In light of his international and national acclaim, the SAMA Awards (South African Music Awards) honored Vusi with a Lifetime Achievement Award in 2014. Vusi was proud to have been an ambassador to Nelson Mandela’s 46664 campaign (an awareness effort surrounding the HIV/AIDS crisis in South Africa) and holds an honorary doctorate degrees from the prestigious Rhodes University in Grahamstown, SA and the University of KwaZulu-Natal. Additionally, South Africa’s former President Jacob Zuma awarded Vusi with the National Order of Ikhamanga, recognizing him for “drawing attention to the injustices that isolated South Africa from the global community during the Apartheid years.”
Agostine Ndung’u works to support entrepreneurs in Africa and around the world, to promote multi-ethnic cooperation and employment that will reduce youth participation in violation. To this end, he was worked for Ashoka in the global internship program and the fellows program, and he has worked for Impact Hub to set up programs in support of entrepreneurs in Africa. He is the founder of Audible Concepts and a former manager at Intellecap. He has worked extensively on the Sankalp Forum conventions for entrepreneur networking and fundraising both in Africa and in India.
Ndung’u is a graduate of Amherst College.

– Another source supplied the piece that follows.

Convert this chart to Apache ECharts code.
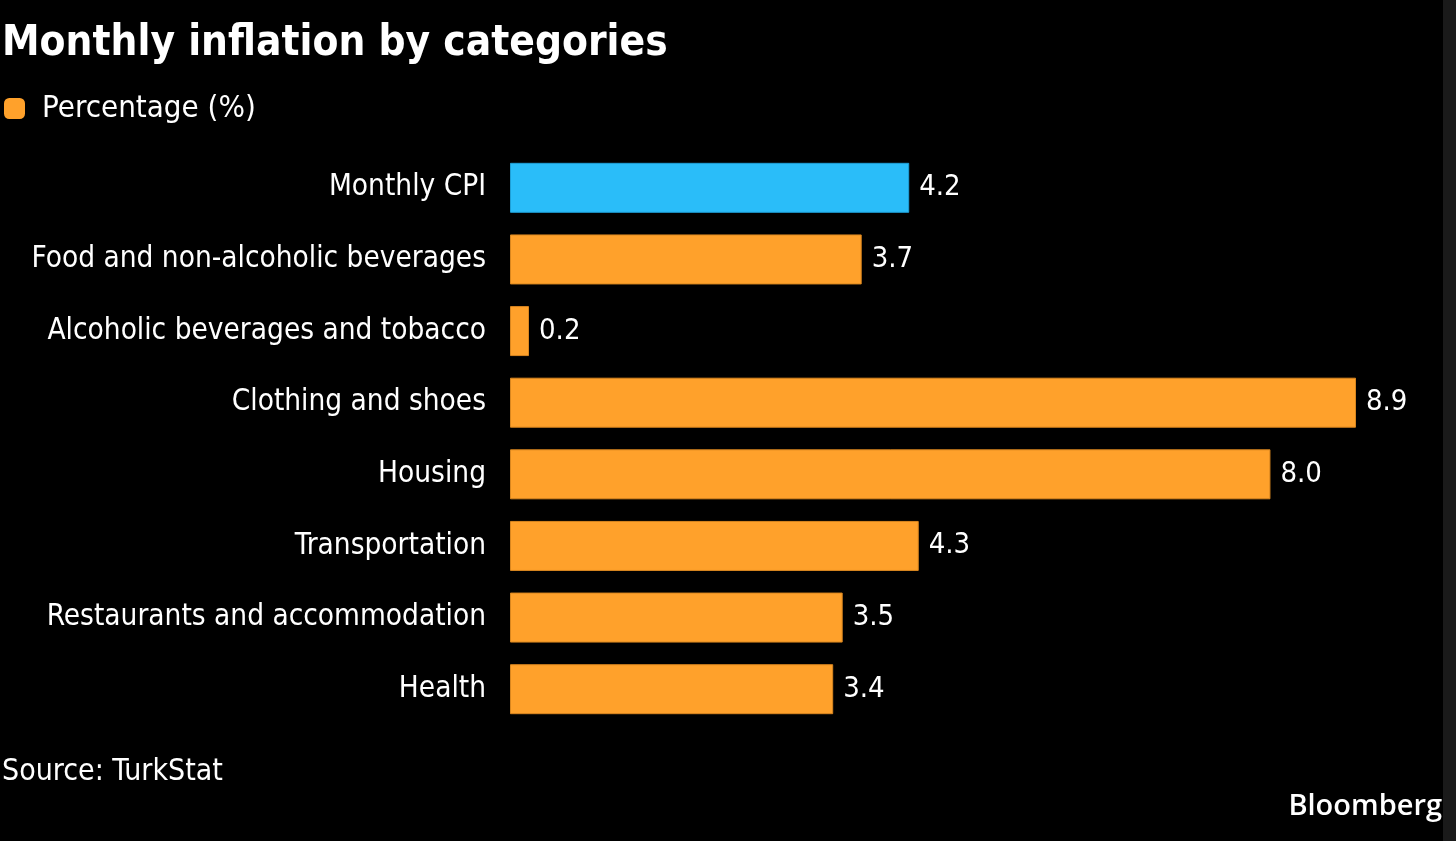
<!DOCTYPE html>
<html lang="en">
<head>
    <meta charset="utf-8">
    <title>Monthly inflation by categories</title>
    <script src="https://cdn.jsdelivr.net/npm/echarts@6/dist/echarts.min.js"></script>
    <style>
        html, body {
            margin: 0;
            padding: 0;
            background: #000;
        }
        #main {
            width: 1456px;
            height: 841px;
        }
    </style>
</head>
<body>
<div id="main"></div>
<script type="text/javascript">
    // chart data
    var categories = [
        'Monthly CPI',
        'Food and non-alcoholic beverages',
        'Alcoholic beverages and tobacco',
        'Clothing and shoes',
        'Housing',
        'Transportation',
        'Restaurants and accommodation',
        'Health'
    ];
    var values = [4.2, 3.7, 0.2, 8.9, 8.0, 4.3, 3.5, 3.4];
    var seriesName = 'Percentage (%)';

    var ORANGE = '#ffa12b';
    var BLUE = '#2abdf9';
    var FONT = '"DejaVu Sans Condensed", "DejaVu Sans", sans-serif';

    var chart = echarts.init(document.getElementById('main'), null, {renderer: 'canvas'});

    // first bar (headline CPI) is blue, the rest orange
    var barData = values.map(function (v, i) {
        return {
            value: v,
            itemStyle: {
                color: i === 0 ? BLUE : ORANGE,
                borderColor: i === 0 ? '#1f9fd6' : '#d9861f',
                borderWidth: 1
            }
        };
    });

    var option = {
        backgroundColor: '#000',
        animation: false,
        title: {
            text: 'Monthly inflation by categories',
            left: 0,
            top: 18,
            padding: [5, 2],
            textStyle: {
                color: '#fff',
                fontFamily: FONT,
                fontWeight: 'bold',
                fontSize: 42
            }
        },
        legend: {
            left: 4,
            top: 93,
            padding: 0,
            icon: 'roundRect',
            itemWidth: 21,
            itemHeight: 21,
            itemGap: 10,
            data: [{name: seriesName, itemStyle: {color: ORANGE}}],
            textStyle: {
                color: '#fff',
                fontFamily: FONT,
                fontSize: 31,
                padding: [0, 0, 0, 12]
            }
        },
        grid: {
            left: 510,
            top: 152,
            width: 855.5,
            height: 573
        },
        xAxis: {
            type: 'value',
            min: 0,
            max: 9,
            show: false
        },
        yAxis: {
            type: 'category',
            data: categories,
            inverse: true,
            axisLine: {show: false},
            axisTick: {show: false},
            axisLabel: {
                color: '#fff',
                fontFamily: FONT,
                fontSize: 29.5,
                margin: 24
            }
        },
        series: [
            {
                name: seriesName,
                type: 'bar',
                data: barData,
                barWidth: 50,
                itemStyle: {color: ORANGE},
                label: {
                    show: true,
                    position: 'right',
                    distance: 10,
                    color: '#fff',
                    fontFamily: FONT,
                    fontSize: 29,
                    formatter: function (p) {
                        return p.value.toFixed(1);
                    }
                }
            }
        ],
        graphic: [
            {
                type: 'text',
                left: 2,
                top: 757,
                style: {
                    text: 'Source: TurkStat',
                    fill: '#fff',
                    font: '30px ' + FONT
                }
            },
            {
                type: 'text',
                right: 14,
                top: 792,
                style: {
                    text: 'Bloomberg',
                    fill: '#fff',
                    font: '600 29px "Open Sans", sans-serif'
                }
            },
            {
                // dark strip on the right edge of the original screenshot
                type: 'rect',
                right: 0,
                top: 0,
                shape: {width: 13, height: 841},
                style: {fill: '#1a1a1a'}
            }
        ]
    };

    chart.setOption(option);
    window.addEventListener('resize', chart.resize);
</script>
</body>
</html>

As a student, he was named a Dalai Lama Fellow in 2011 to develop the Amani Seed Project in partnership with Baraka Agricultural College to promote inter-ethnic integration among rural youth in Kenya through agribusiness. He is currently a prospective Master of Business Administration candidate at the University of British Columbia Sauder School of Business in Canada.

Annan is an adjunct lecturer for the final year Entrepreneurship Capstone at Ashesi University and also a leadership faculty at Ashesi Innovation Experience. Annan holds an Master of Arts in applied economics with specialization in project management, innovation, and entrepreneurship economics. He also holds a Bachelor of Science in computer science from Ashesi University. Annan has over 8 years of progressive experience in managing projects in education, oil and gas, technology, start-ups, and healthcare with projects and public presentations in Ghana, Senegal, USA, and Czech Republic and 6 years’ experience in the informal sector. Annan currently runs two companies in retail, transportation, and real estate. In 2013, he was named a Dalai Lama Fellow for his literacy and empowerment work.
Landa Mabenge is the author of Becoming Him – A Trans Memoir of Triumph. A University of Cape Town alumnus, he is the founder and managing director of Landa Mabenge Consulting, which creates awareness of the transgender experience. He is the first known transgender man in South Africa to receive medical aid to finance his gender alignment surgeries.
Mabenge has extensive experience working in the private and public health care sectors in South Africa, and uses this knowledge plus his personal journey to reach out to marginalised and impoverished communities. In 2017, he was selected for the Mandela Washington Fellowship for Young African Leaders in the USA. Mabenge now serves on the USAID’s youth advisory board and is a youth mentor at SAYes Youth Mentoring. He also serves as a non-executive board member for Transgender Intersex Africa (TIA), which advocates for the rights of transgender and intersex persons. He currently works for the Stellenbosch University Equality Unit.